The authors have used VQ-GAN, which is a variant of the original VQ-VAE that uses a discriminator and perpetual loss to keep good perceptual quality at an increased compression rate. It was in a two-step manner by firstly, training the VQ-GAN and learning the quantized codebook then training the autoregressive transformer using the quantized codebook as sequential input to the transformer.
Access the colab file at: VQ-GANS.ipynb
VQGAN was proposed, as a variant of the original VQVAE. VQ-VAE consists of an encoder that maps observations/images onto a sequence of discrete latent variables, and a decoder that reconstructs the observations from these discrete variables. They use a shared codebook.

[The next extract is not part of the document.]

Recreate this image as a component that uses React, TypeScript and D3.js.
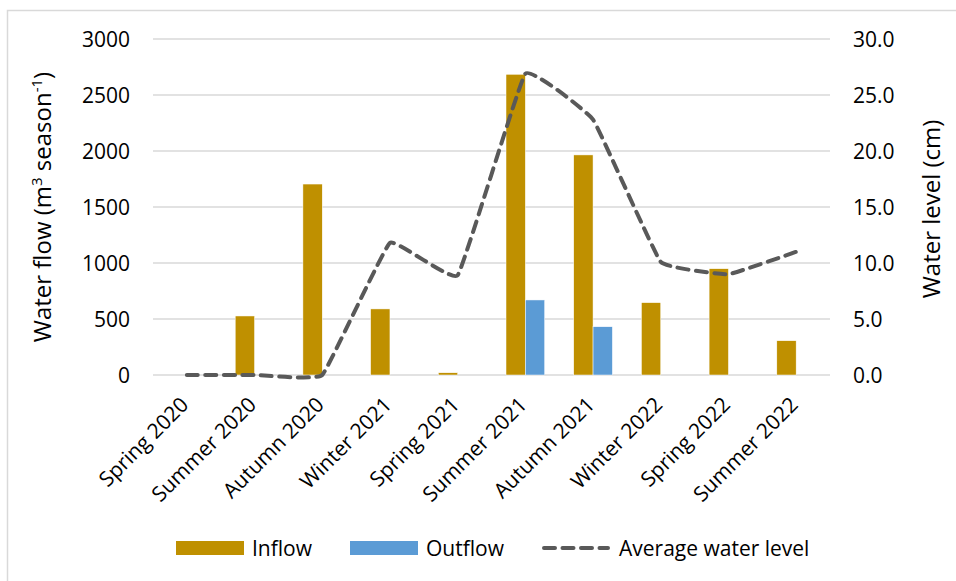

The encoder creates a “latent space” which is simply a space of compressed image data in which similar data points are closer together. This is then quantized based on its distance to the code vectors such that each vector is replaced by the index of the nearest code vector in the codebook. The same is used by the decoder for reconstruction.
The Transformer part learns which code book vectors could make sense together and which not and after that it can generate new possible code book vectors which it thinks could go along together. We are using a transformer because our code book vectors representing an image is just a sequence and transformers are really good at sequence tasks.